In Genf war die Luftfahrtfrage bei Unterredungen zwischen v. Schubert und Massigli am 10. und 16. 3. kurz erörtert worden. Dabei wurde deutlich, daß die Botschafterkonferenz dem dt. Vorschlag, jährlich 12 Militärpersonen zur Pilotenausbildung zuzulassen (vgl. Anm 7 zu Dok. Nr. 309), nicht zustimmen, sondern sich lediglich mit einer Gesamtzahl von 12 flugberechtigten Reichswehrangehörigen einverstanden erklären würde. S. hierüber die telegrafischen Berichte v. Schuberts in: ADAP, Serie B, Bd. I, 1, Dok. Nr. 149 und 167.

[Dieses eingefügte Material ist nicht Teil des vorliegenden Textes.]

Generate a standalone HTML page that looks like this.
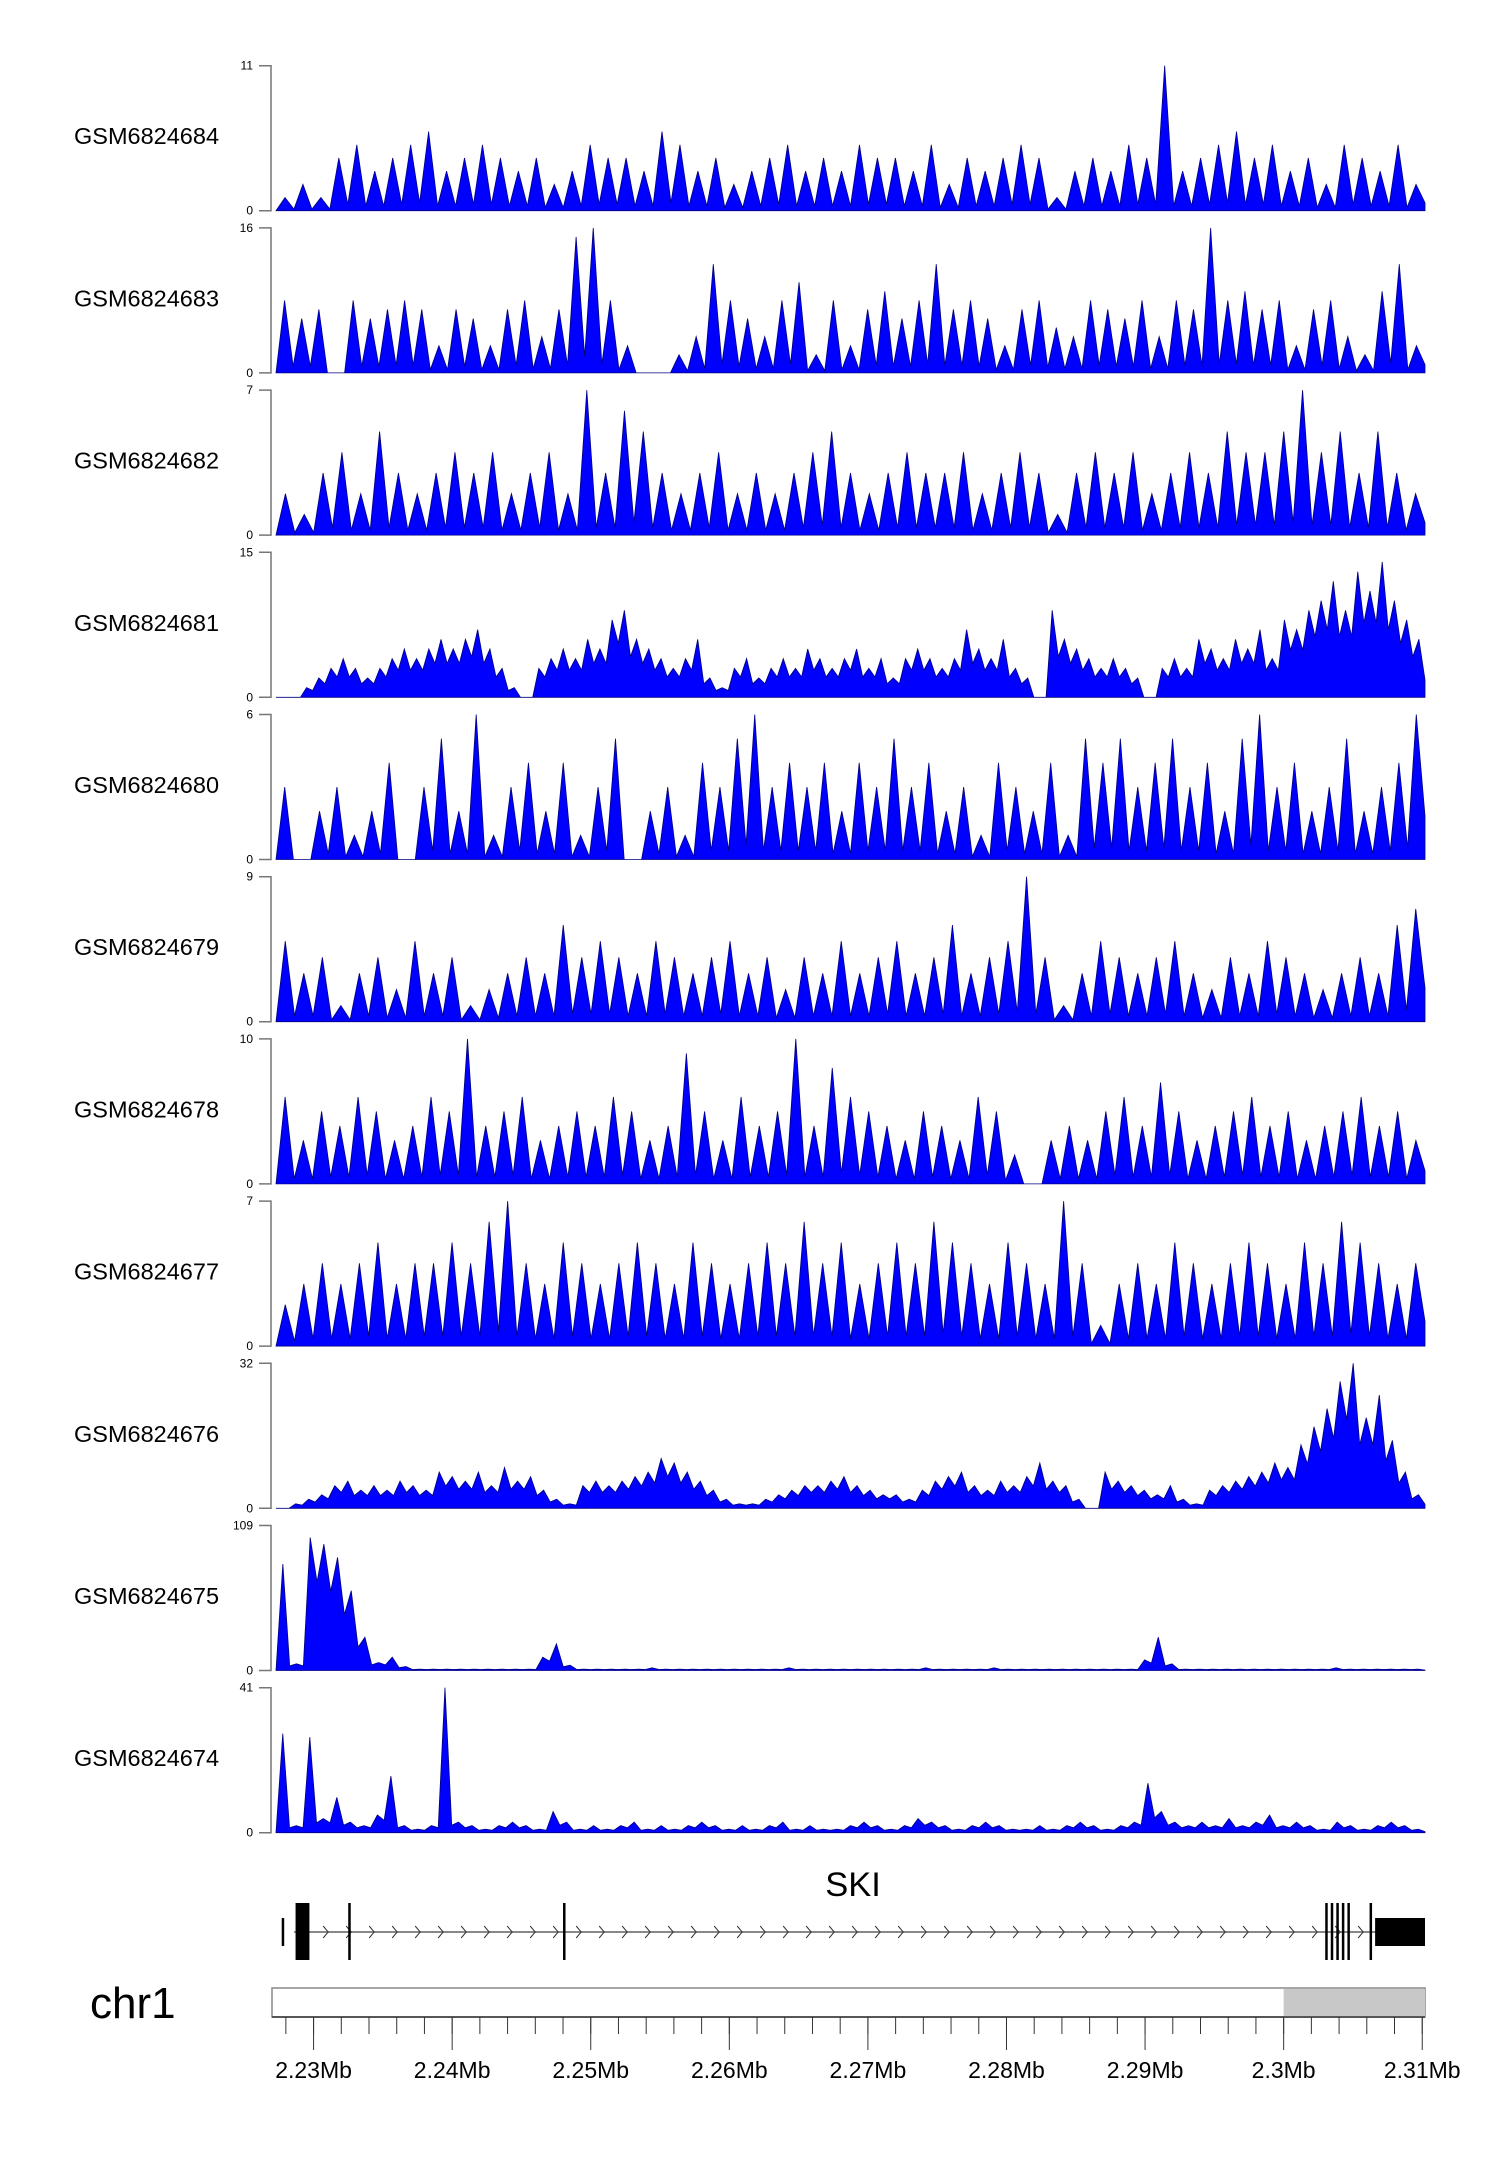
<!DOCTYPE html>
<html><head><meta charset="utf-8">
<style>
html,body{margin:0;padding:0;background:#fff;}
svg{display:block;font-family:"Liberation Sans",sans-serif;}
</style></head>
<body>
<svg id="chart" width="1500" height="2170" viewBox="0 0 1500 2170" xmlns="http://www.w3.org/2000/svg"></svg>
<script>
const trackNames = ["GSM6824684","GSM6824683","GSM6824682","GSM6824681","GSM6824680","GSM6824679","GSM6824678","GSM6824677","GSM6824676","GSM6824675","GSM6824674"];
const trackMax = [11,16,7,15,6,9,10,7,32,109,41];
const trackSmooth = [false,false,false,true,false,false,false,false,true,true,true];
const v684 = [1,2,1,4,5,3,4,5,6,3,4,5,4,3,4,2,3,5,4,4,3,6,5,3,4,2,3,4,5,3,4,3,5,4,4,3,5,2,4,3,4,5,4,1,3,4,3,5,4,11,3,4,5,6,4,5,3,4,2,5,4,3,5,2];
const v683 = [8,6,7,0,8,6,7,8,7,3,7,6,3,7,8,4,7,15,16,8,3,0,0,2,4,12,8,6,4,8,10,2,8,3,7,9,6,8,12,7,8,6,3,7,8,5,4,8,7,6,8,4,8,7,16,8,9,7,8,3,7,8,4,2,9,12,3];
const v682 = [2,1,3,4,2,5,3,2,3,4,3,4,2,3,4,2,7,3,6,5,3,2,3,4,2,3,2,3,4,5,3,2,3,4,3,3,4,2,3,4,3,1,3,4,3,4,2,3,4,3,5,4,4,5,7,4,5,3,5,3,2];
const v681 = [0,0,1,2,3,4,3,2,3,4,5,4,5,6,5,6,7,5,3,1,0,3,4,5,4,6,5,8,9,6,5,4,3,4,6,2,1,3,4,2,3,4,3,5,4,3,4,5,3,4,2,4,5,4,3,4,7,5,4,6,3,2,0,9,6,5,4,3,4,3,2,0,3,4,3,6,5,4,6,5,7,4,8,7,9,10,12,9,13,11,14,10,8,6];
const v680 = [3,0,2,3,1,2,4,0,3,5,2,6,1,3,4,2,4,1,3,5,0,2,3,1,4,3,5,6,3,4,3,4,2,4,3,5,3,4,2,3,1,4,3,2,4,1,5,4,5,3,4,5,3,4,2,5,6,3,4,2,3,5,2,3,4,6];
const v679 = [5,3,4,1,3,4,2,5,3,4,1,2,3,4,3,6,4,5,4,3,5,4,3,4,5,3,4,2,4,3,5,3,4,5,3,4,6,3,4,5,9,4,1,3,5,4,3,4,5,3,2,4,3,5,4,3,2,3,4,3,6,7];
const v678 = [6,3,5,4,6,5,3,4,6,5,10,4,5,6,3,4,5,4,6,5,3,4,9,5,3,6,4,5,10,4,8,6,5,4,3,5,4,3,6,5,2,0,3,4,3,5,6,4,7,5,3,4,5,6,4,5,3,4,5,6,4,5,3];
const v677 = [2,3,4,3,4,5,3,4,4,5,4,6,7,4,3,5,4,3,4,5,4,3,5,4,3,4,5,4,6,4,5,3,4,5,4,6,5,4,3,5,4,3,7,4,1,3,4,3,5,4,3,4,5,4,3,5,4,6,5,4,3,4];
const v676 = [0,1,2,3,5,6,4,5,4,6,5,4,8,7,6,8,5,9,6,7,4,2,1,5,6,5,6,7,8,11,10,8,6,4,2,1,1,2,3,4,5,5,6,7,5,4,3,3,2,4,6,7,8,5,4,6,5,7,10,6,5,2,0,8,6,5,4,3,5,2,1,4,5,6,7,8,10,9,14,18,22,28,32,20,25,15,8,3];
const v675 = [80,5,100,95,85,60,25,6,10,3,1,1,1,1,1,1,1,1,1,10,20,4,1,1,1,1,1,2,1,1,1,1,1,1,1,1,1,2,1,1,1,1,1,1,1,1,1,2,1,1,1,1,2,1,1,1,1,1,1,1,1,1,1,8,25,5,1,1,1,1,1,1,1,1,1,1,1,2,1,1,1,1,1,1];
const v674 = [28,2,27,4,10,3,2,5,16,2,1,2,41,3,2,1,2,3,2,1,6,3,1,2,1,2,3,1,2,1,2,3,2,1,2,1,2,3,1,2,1,1,2,3,2,1,2,4,3,2,1,2,3,2,1,1,2,1,2,3,2,1,2,3,14,6,3,2,3,2,4,2,3,5,2,3,2,1,3,2,1,2,3,2,1];
const trackValues = [v684,v683,v682,v681,v680,v679,v678,v677,v676,v675,v674];
const axisTicks = [2.23,2.24,2.25,2.26,2.27,2.28,2.29,2.30,2.31];
const axisTickLabels = ["2.23Mb","2.24Mb","2.25Mb","2.26Mb","2.27Mb","2.28Mb","2.29Mb","2.3Mb","2.31Mb"];
const geneStart = 2.2286, geneEnd = 2.3102;
const exonStarts = [2.2277,2.2287,2.2325,2.2480,2.3030,2.3034,2.3038,2.3042,2.3046,2.3062,2.3066];
const exonEnds   = [2.2278,2.2297,2.2326,2.2481,2.3031,2.3035,2.3039,2.3043,2.3047,2.3063,2.3102];
const exonTall   = [0,1,1,1,1,1,1,1,1,1,0];

const NS="http://www.w3.org/2000/svg";
const svg=document.getElementById('chart');
const X0=272, X1=1425, G0=2.2270, G1=2.3102;
function gx(g){return X0+(g-G0)/(G1-G0)*(X1-X0);}
function mk(t,a,p){const e=document.createElementNS(NS,t);for(const k in a)e.setAttribute(k,a[k]);(p||svg).appendChild(e);return e;}

const TOP0=65.7, PITCH=162.2, TH=145;
trackNames.forEach((name,i)=>{
  const top=TOP0+PITCH*i, base=top+TH;
  const g=mk('g',{});
  
  
  const lab=mk('text',{x:74,y:top+TH*0.5+6,'font-size':23.5,fill:'#000'},g);
  lab.textContent=name;
  
  
  const ax=mk('path',{d:`M259,${top}H271V${base}H259`,stroke:'#777','stroke-width':1.5,fill:'none'},g);
  
  
  const t1=mk('text',{x:253,y:top+4,'font-size':12,'text-anchor':'end',fill:'#000'},g);
  t1.textContent=String(trackMax[i]);
  
  
  const t0=mk('text',{x:253,y:base+4,'font-size':12,'text-anchor':'end',fill:'#000'},g);
  t0.textContent='0';
  
  
  const vals=trackValues[i], n=vals.length, mx=trackMax[i];
  const f=trackSmooth[i]?0.7:0.12;
  const xs=k=>X0+4+(k+0.5)/n*(X1-X0-4);
  const ys=v=>base-Math.min(v,mx)/mx*TH;
  let d=`M${X0+4},${base}`;
  for(let k=0;k<n;k++){
    if(k>0){const lv=f*Math.min(vals[k-1],vals[k]);d+=`L${xs(k-0.5)},${ys(lv)}`;}
    d+=`L${xs(k)},${ys(vals[k])}`;
  }
  d+=`L${X1},${ys(vals[n-1]*0.3)}L${X1},${base}Z`;
  const p=mk('path',{d:d,fill:'#0000ff',stroke:'#000080','stroke-width':0.8},g);
  
  
});

// gene track
const gg=mk('g',{});


const sk=mk('text',{x:853,y:1896,'font-size':34.5,'text-anchor':'middle',fill:'#000'},gg);
sk.textContent='SKI';


const GY=1932;
const gl=mk('line',{x1:gx(geneStart),x2:gx(geneEnd),y1:GY,y2:GY,stroke:'#888','stroke-width':2},gg);


for(let x=gx(geneStart)+6;x<gx(2.3062);x+=23){
  const a=mk('path',{d:`M${x},${GY-6}L${x+5},${GY}L${x},${GY+6}`,stroke:'#333','stroke-width':1,fill:'none'},gg);
  
  
}
exonStarts.forEach((s,i)=>{
  const x=gx(s), w=Math.max(2.5,gx(exonEnds[i])-x);
  const y0=exonTall[i]?1903:1918, y1=exonTall[i]?1960:1946;
  const r=mk('rect',{x:x,y:y0,width:w,height:y1-y0,fill:'#000'},gg);
  
  
});

// chromosome axis
const ca=mk('g',{});


const cl=mk('text',{x:90,y:2018,'font-size':44,fill:'#000'},ca);
cl.textContent='chr1';


const ideo=mk('rect',{x:X0,y:1988,width:X1-X0,height:29,fill:'#fff',stroke:'#888','stroke-width':1.5},ca);


const band=mk('rect',{x:gx(2.30),y:1989,width:X1-gx(2.30),height:28,fill:'#c8c8c8'},ca);


mk('line',{x1:X0,x2:X1,y1:2017,y2:2017,stroke:'#333','stroke-width':1.5},ca);
for(let g=2.228;g<=2.3105;g+=0.002){
  const x=gx(g);
  const t=mk('line',{x1:x,x2:x,y1:2017,y2:2034,stroke:'#333','stroke-width':1},ca);
  
  
}
axisTicks.forEach((g,i)=>{
  const x=gx(g);
  const t=mk('line',{x1:x,x2:x,y1:2017,y2:2050,stroke:'#333','stroke-width':1},ca);
  
  
  const l=mk('text',{x:x,y:2078,'font-size':23,'text-anchor':'middle',fill:'#000'},ca);
  l.textContent=axisTickLabels[i];
  
  
});
</script>
</body></html>
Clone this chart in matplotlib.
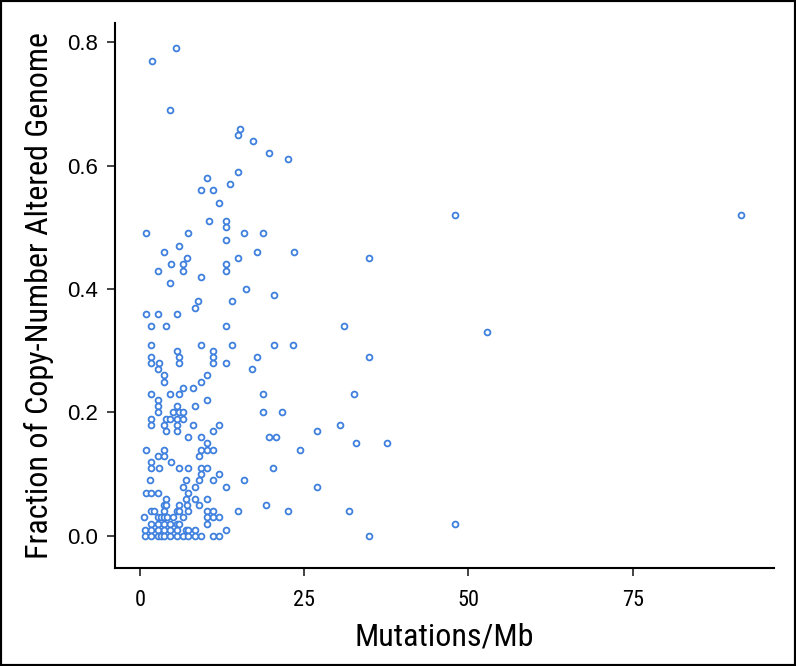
import matplotlib
matplotlib.use("Agg")
import matplotlib.pyplot as plt
from matplotlib import font_manager
from matplotlib.patches import Rectangle

# ----------------------------- data -----------------------------
# each CNA level (fraction of copy-number altered genome) with the Mutations/Mb values at it
cna_levels = [0.79, 0.77, 0.69, 0.66, 0.65, 0.64, 0.62, 0.61, 0.59, 0.58, 0.57, 0.56,
              0.54, 0.52, 0.51, 0.50, 0.49, 0.48, 0.47, 0.46, 0.45, 0.44, 0.43, 0.42,
              0.41, 0.40, 0.39, 0.38, 0.37, 0.36, 0.34, 0.33, 0.31, 0.30, 0.29, 0.28,
              0.27, 0.26, 0.25, 0.24, 0.23, 0.22, 0.21, 0.20, 0.19, 0.18, 0.17, 0.16,
              0.15, 0.14, 0.13, 0.12, 0.11, 0.10, 0.09, 0.08, 0.07, 0.06, 0.05, 0.04,
              0.03, 0.02, 0.01, 0.00]
mut_at_level = [
    [5.5], [1.9], [4.6], [15.2], [14.9], [17.2], [19.6], [22.5], [14.9], [10.2], [13.8],
    [9.3, 11.2],
    [12.1],
    [48.0, 91.5],
    [10.5, 13.1],
    [13.1],
    [0.9, 7.4, 15.9, 18.75],
    [13.1],
    [6.0],
    [3.7, 17.8, 23.4],
    [7.2, 14.9, 34.8],
    [4.8, 6.5, 13.1],
    [2.7, 6.5, 13.1],
    [9.3],
    [4.6],
    [16.2],
    [20.4],
    [8.9, 14.0],
    [8.4],
    [0.9, 2.7, 5.6],
    [1.75, 4.0, 13.1, 31.0],
    [52.8],
    [1.75, 9.3, 14.0, 20.4, 23.3],
    [5.6, 11.2],
    [1.75, 6.0, 11.2, 17.8, 34.8],
    [1.75, 2.9, 6.0, 11.2, 13.1],
    [2.7, 17.0],
    [3.7, 10.2],
    [3.7, 9.3],
    [6.5, 8.05],
    [1.75, 4.6, 6.0, 18.75, 32.6],
    [2.7, 10.2],
    [2.7, 5.6, 8.4],
    [2.7, 5.05, 6.0, 6.5, 18.75, 21.6],
    [1.75, 4.0, 4.6, 5.6, 6.5],
    [1.75, 3.7, 5.6, 8.05, 12.1, 30.5],
    [4.0, 5.6, 11.2, 26.9],
    [7.4, 9.3, 19.7, 20.7],
    [10.2, 32.9, 37.6],
    [0.9, 3.7, 9.3, 10.2, 11.2, 24.4],
    [2.7, 3.7, 9.0],
    [1.75, 4.8],
    [1.75, 2.9, 6.0, 7.4, 9.3, 10.2, 20.3],
    [9.3, 12.1],
    [1.55, 7.0, 9.0, 11.2, 15.9],
    [6.5, 8.4, 13.1, 26.9],
    [0.9, 1.75, 2.7, 7.4],
    [4.0, 7.0, 8.4, 10.2],
    [3.7, 4.0, 6.0, 7.2, 9.0, 19.25],
    [1.75, 2.2, 3.7, 5.6, 6.0, 7.4, 10.2, 11.2, 14.9, 22.5, 31.9],
    [0.65, 2.7, 3.2, 3.7, 4.2, 5.1, 6.5, 10.2, 11.2, 12.1],
    [1.75, 2.7, 3.7, 4.6, 5.6, 6.0, 10.2, 48.0],
    [0.75, 1.75, 2.7, 3.7, 4.6, 5.6, 7.0, 7.4, 8.4, 13.1],
    [0.75, 1.75, 2.7, 3.2, 3.7, 4.6, 5.6, 6.5, 7.4, 8.4, 9.3, 11.2, 12.1, 34.8],
]
x_ticks = [0, 25, 50, 75]
y_ticks = [0.0, 0.2, 0.4, 0.6, 0.8]
x_label = "Mutations/Mb"
y_label = "Fraction of Copy-Number Altered Genome"

POINT_COLOR = "#3f80de"


def pick_narrow():
    """Condensed face for the axis titles if one is installed."""
    names = {f.name for f in font_manager.fontManager.ttflist}
    for cand in ["Liberation Sans Narrow", "Roboto Condensed", "Open Sans Condensed"]:
        if cand in names:
            return cand
    return "Liberation Sans"


def main():
    xs, ys = [], []
    for level, vals in zip(cna_levels, mut_at_level):
        xs.extend(vals)
        ys.extend([level] * len(vals))

    narrow = pick_narrow()
    fig = plt.figure(figsize=(7.96, 6.66), dpi=100)
    ax = fig.add_axes([0.1445, 0.1471, 0.9724 - 0.1445, 0.9655 - 0.1471])

    ax.plot(xs, ys, ls="none", marker="o", ms=4.2, mfc="white",
            mec=POINT_COLOR, mew=1.3)

    ax.set_xlim(-3.77, 96.5)
    ax.set_ylim(-0.052, 0.831)
    ax.set_xticks(x_ticks)
    ax.set_yticks(y_ticks)
    ax.set_yticklabels([f"{v:.1f}" for v in y_ticks], family="Liberation Sans",
                       fontsize=16)
    ax.set_xticklabels([str(v) for v in x_ticks], family=narrow, fontsize=16)

    for side in ["top", "right"]:
        ax.spines[side].set_visible(False)
    for side in ["left", "bottom"]:
        ax.spines[side].set_linewidth(1.5)
    ax.tick_params(axis="both", length=6, width=1.2, color="#222222")
    ax.tick_params(axis="x", pad=10)
    ax.tick_params(axis="y", pad=6)

    ax.set_xlabel(x_label, family=narrow, fontsize=23, labelpad=8)
    ax.set_ylabel(y_label, family=narrow, fontsize=23, labelpad=10)

    # black frame around the whole figure
    fig.patches.append(Rectangle((0, 0), 1, 1, transform=fig.transFigure,
                                 fill=False, lw=3, edgecolor="black"))
    fig.savefig("out.png", dpi=100)


if __name__ == "__main__":
    main()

Auf Grund einer Chefbesprechung, welche am 19. Februar 1926 unter dem Vorsitz des Herrn Reichskanzlers stattgefunden hat4, wurde die Delegation angewiesen, einige verhältnismäßig schwierige zivile Fragen, in denen aber eine erträgliche Einigung wohl möglich erscheint, in der Schwebe zu lassen, um für den Fall des Scheiterns der Verhandlungen das Odium auszuschließen, als ob der Abbruch lediglich wegen der die Reichswehr berührenden Fragen erfolgt sei. Diese hemmende Instruktion, welche – wie sich auf Grund der Genfer Besprechungen jetzt übersehen läßt – das Zustandekommen der gesamten Vereinbarung unmöglich machen würde, läßt sich m. E. jetzt nicht länger aufrechterhalten. Der außerordentliche Fortschritt, der in technischer Beziehung als erreichbar erscheint und der weit über das hinausgeht, was man vor einem halben Jahr noch für möglich hielt, wiegt m. E. zu schwer, um ihn wegen der von mir durchaus gewürdigten flugsportlichen Reichswehrinteressen aufs Spiel zu setzen.

4

Vgl. Anm. 26 zu Dok. Nr. 284.

IV.

Ich bitte, eine Entscheidung des Reichskabinetts darüber herbeizuführen, ob der Delegation für die Fortsetzung der Verhandlungen folgende Weisung mitgegeben werden kann:

1.

Die restlichen zivilen Punkte sind so schnell wie möglich zu klären und zu formulieren.

2.

In den die Reichswehr berührenden Fragen ist eine bestmögliche Formulierung zu erstreben.

3.

Die Gesamtformulierung des Notenwechsels ist „ne varietur“ abzuschließen und dem Reichskabinett zur Annahme oder Ablehnung des Ganzen vorzulegen.

Da die Delegation am Dienstag, dem 23. März 1926, abreisen muß, bitte ich im Einvernehmen mit dem Auswärtigen Amt, die Angelegenheit am 22. März 1926 auf die Tagesordnung einer Kabinettssitzung zu bringen.